Thursday, July 31, 2014

Dealing With Spiders

My oldest daughter (5) and my son (4) are each in their respective bedrooms having some solo time before dinner. Late in the day, solo time is a great way to break up kids who are otherwise getting pretty cranky and agitating or fighting with each other and give them some alone time to relax. I'm making dinner in the kitchen. Not unusual for summers living in the woods, the occasional spider makes his way onto the scene.

"Dad! Dad! There's a spider in my room!" My daughter hollers across the house. I put down what I am doing and make my way to her bedroom. Upon my arrival, I see my daughter standing on her bed pointing at this borderline microscopic spider scooting across her floor. This spider is so small, if I took a picture of him he would probably only total like 3 pixels. I literally thought it was just a piece of dust on the floor at first.

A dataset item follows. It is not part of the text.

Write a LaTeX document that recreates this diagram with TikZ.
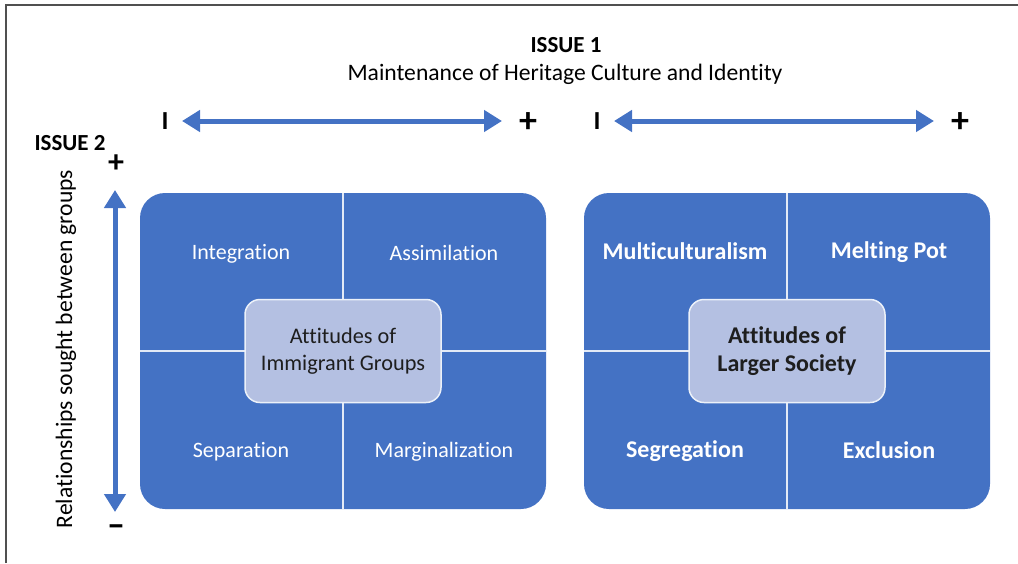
\documentclass[tikz,border=0pt]{standalone}
\usepackage{fontspec}
\setmainfont{Carlito}[Ligatures=NoCommon]
\usetikzlibrary{arrows.meta}
\definecolor{pblue}{HTML}{4472C4}
\definecolor{plight}{HTML}{B4C0E2}
\definecolor{ptext}{HTML}{1E1E1E}
\definecolor{pframe}{HTML}{505050}
\tikzset{
  panel/.style={fill=pblue, draw=none, rounded corners=25pt, minimum width=406pt, minimum height=316pt, inner sep=0pt},
  divider/.style={draw=white!85!pblue, line width=1.3pt},
  centerbox/.style={fill=plight, draw=white!90!pblue, line width=1.5pt, rounded corners=15pt, minimum width=196pt, minimum height=103pt, align=center, text=ptext, font=\fontsize{22.3}{27}\selectfont},
  centerboxb/.style={centerbox, font=\fontsize{24}{28}\selectfont\bfseries},
  qlabel/.style={text=white, font=\fontsize{22}{26}\selectfont},
  qlabelb/.style={text=white, font=\fontsize{24}{28}\selectfont\bfseries},
  axis/.style={draw=pblue, line width=5pt, {Triangle[width=21pt,length=18pt]}-{Triangle[width=21pt,length=18pt]}, shorten <=0pt, shorten >=0pt},
  sign/.style={text=black, font=\fontsize{26}{30}\selectfont\bfseries, inner sep=0pt},
  plus/.style={sign, font=\fontsize{36}{36}\selectfont\bfseries},
  title/.style={text=black, font=\fontsize{23.6}{28}\selectfont},
}
\begin{document}
\begin{tikzpicture}[x=1pt,y=-1pt]
\useasboundingbox (0,0) rectangle (1018,563);
% frame
\draw[pframe, line width=1.5pt] (6,563) -- (6,5) -- (1018,5);

% titles
\node[title, font=\fontsize{23}{27}\selectfont\bfseries] (issue1) at (566,45) {ISSUE 1};
\node[title] (maint) at (565,74) {Maintenance of Heritage Culture and Identity};
\node[title, font=\fontsize{23}{27}\selectfont\bfseries] (issue2) at (70,143) {ISSUE 2};
\node[title, rotate=90] (rel) at (66,349) {Relationships sought between groups};

% horizontal axes
\node[sign] (l1) at (165,121) {I};
\node[plus] (p1) at (528,123) {+};
\coordinate (a1s) at (182,121);
\coordinate (a1e) at (502,121);
\draw[axis] (a1s) -- (a1e);
\node[sign] (l2) at (597,121) {I};
\node[plus] (p2) at (960,123) {+};
\coordinate (a2s) at (614,121);
\coordinate (a2e) at (934,121);
\draw[axis] (a2s) -- (a2e);

% vertical axis
\node[plus, font=\fontsize{32}{32}\selectfont\bfseries] (vp) at (116,164) {+};
\node[sign, font=\fontsize{36}{36}\selectfont\bfseries] (vm) at (116,531) {–};
\coordinate (v1s) at (115,190);
\coordinate (v1e) at (115,512);
\draw[axis] (v1s) -- (v1e);

% left panel
\node[panel] (lp) at (343,351) {};
\draw[divider] (lp.north) -- (lp.south);
\draw[divider] (lp.west) -- (lp.east);
\node[qlabel] (int) at (241,254) {Integration};
\node[qlabel] (ass) at (444,253) {Assimilation};
\node[qlabel] (sep) at (241,452) {Separation};
\node[qlabel] (mar) at (444,452) {Marginalization};
\node[centerbox] (lc) at (343,351) {Attitudes of\\Immigrant Groups};

% right panel
\node[panel] (rp) at (787,351) {};
\draw[divider] (rp.north) -- (rp.south);
\draw[divider] (rp.west) -- (rp.east);
\node[qlabelb] (mul) at (685,251) {Multiculturalism};
\node[qlabelb] (mel) at (889,252) {Melting Pot};
\node[qlabelb] (seg) at (685,451) {Segregation};
\node[qlabelb] (exc) at (889,450) {Exclusion};
\node[centerboxb] (rc) at (787,351) {Attitudes of\\Larger Society};
\end{tikzpicture}
\end{document}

"Seriously honey?" I ask. A bit vexed to be drawn away from cooking dinner for such a tiny spider. "What is that tiny little spider going to do to you?"

She opens her arms up wide, "He could build a big spider web! AHHH!" The image of a giant spiderweb entangling her must have followed her words closely because she let out another series of yells complete with an erratic jumping episode, all the while pointing at the spider as it tries desperately to get out of the room. But the spider is so small, it is not covering very much ground. 

"Okay, okay, calm down!" I grab the closest piece of paper, scoop up the spider and remove him from the room. 

Back out through the kitchen and over to the front door where I release this little spider into the wild (however wild my front deck is anyway). Wash my hands and back into cooking dinner.

Not even 5 minutes pass by when I hear my son start up, "Dad! Dad! There's a spider!"  

I literally sigh aloud and start back down the hallway, this time toward my son's room. This is something that comes up from time to time - my son hears his sister doing something and then he has to get in on the act. I get to his room and he is sitting on the floor playing with his cars, totally undisturbed. 

"Alright buddy, where is this spider?" I ask him.  

He stops what he is doing, looks up at me and smiles. Then he shows me the tire of one of his bigger trucks. On the tire is the remains of the trespasser - a spider that was big enough to go toe-to-toe with me in a bare knuckle boxing match. I muttered a few obscenity-laced half-prayers. My son says, "He's dead, I runned him over."  

I am waiting to hear from this spider's attorney.